My sister graduated from high school while we were living overseas. She holds a diploma from an International School, and I've always been a bit jealous of that. My high school diploma is from a Midwest town where the mascot was a Mule. Yes. A mule.
The summer after my sister's graduation, as our family was preparing to bring her back to the States to start college, my parents presented her with a gift of a Senior Trip. Michele was enamored with all things European, and my parents were able to work out a 10 Day Family Vacation through 10 countries in Europe on our way home to Arkansas.
That 10 days was amazing. I was in Jr. High and thought I was too cool for the world, but looking back, I realize how special of a trip it was. My sister was in heaven, and our family saw and tasted and smelled and experienced things that we had never seen, tasted, smelled, or experienced before.
In addition to doing all the normal touristy things, we had the opportunity to meet up with several missionary families that were stationed in some of those European countries. Some we spent the night with, others we just shared a meal with.
And as my parents were busy swapping stories, I remember thinking, "How did they get so lucky to get this gig?"
I mean...if the Mission Board is sending folks to hang out around the Eiffel Tower or spend their missionary careers in a cottage in the Swiss Alps, why in the world would someone ever choose a third world country for their assignment?

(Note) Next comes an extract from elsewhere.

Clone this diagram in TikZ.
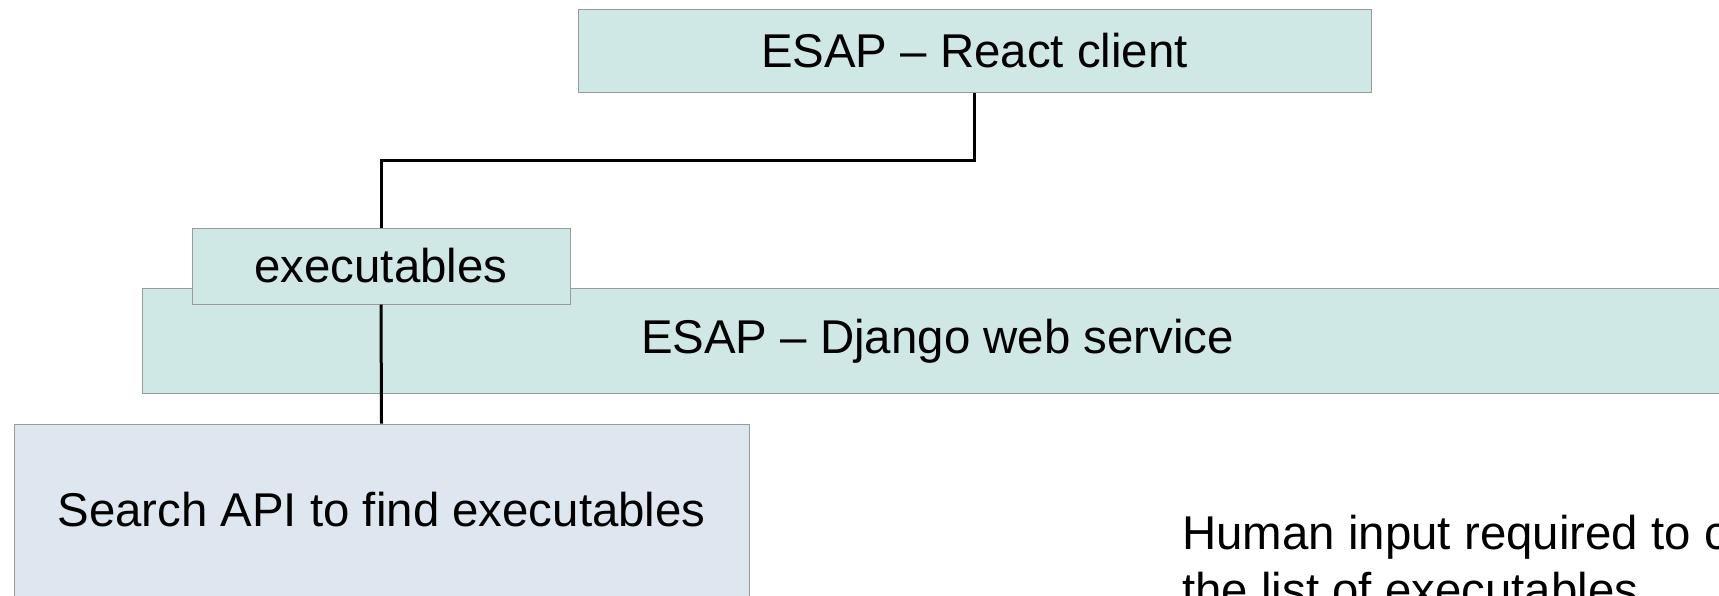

It didn't make any sense to my 12 year old head.
And I actually remember thinking that my parents were downright crazy. And I was a bit bitter. Because instead of jungle life, I could've been spending my mornings frolicking through Dutch tulips or perfecting the wearing of the beret.
I have a couple of friends now who have answered the call of foreign missions and have been given these seemingly glamorous assignments. I mean....suffering for Jesus in the heart of Italy can't be too shabby, huh? Or bringing the Word to folks on the ski slopes of Austria?
But this week, as I've been glued to the Olympic coverage, my heart is heavy. Because though I love the healthy spirit of competition and the brotherly feely-good bonds of nations coming together for the sake of sport, the truth of the matter is that most of those countries that those athletes represent are lost.
It doesn't matter if a country has spectacular landmarks or serves phenomenal food or has all the modern conveniences a person could hope for.....if they don't know Jesus, they're lost. Plain and simple. Lost.
I'm actually almost convinced that it probably is harder to share the Gospel in such a place. Because the attitudes that come with having "everything" are usually harder to penetrate than those of a people who know beyond a shadow of a doubt that they are needy.
I'm trying to check my own presumptions at the door. Realizing that accepting the Call to go to a nation that is rich and glamorous doesn't make it easier. That cakewalks aren't handed out when it comes to missionary callings. That straws aren't drawn for assignments and the couple that gets Tuscany cackles mockingly at the couple that drew Botswana.
There are people in the world that are lost. Deeply and dreadfully lost.
And it doesn't make them any more lost if they live here...
....than if they live here.
Please take the time to pray for all of our missionary families that are actively serving our Lord. And please pray for the people that they are trying to reach -- that hearts will be opened to the Word, and that lives will be changed.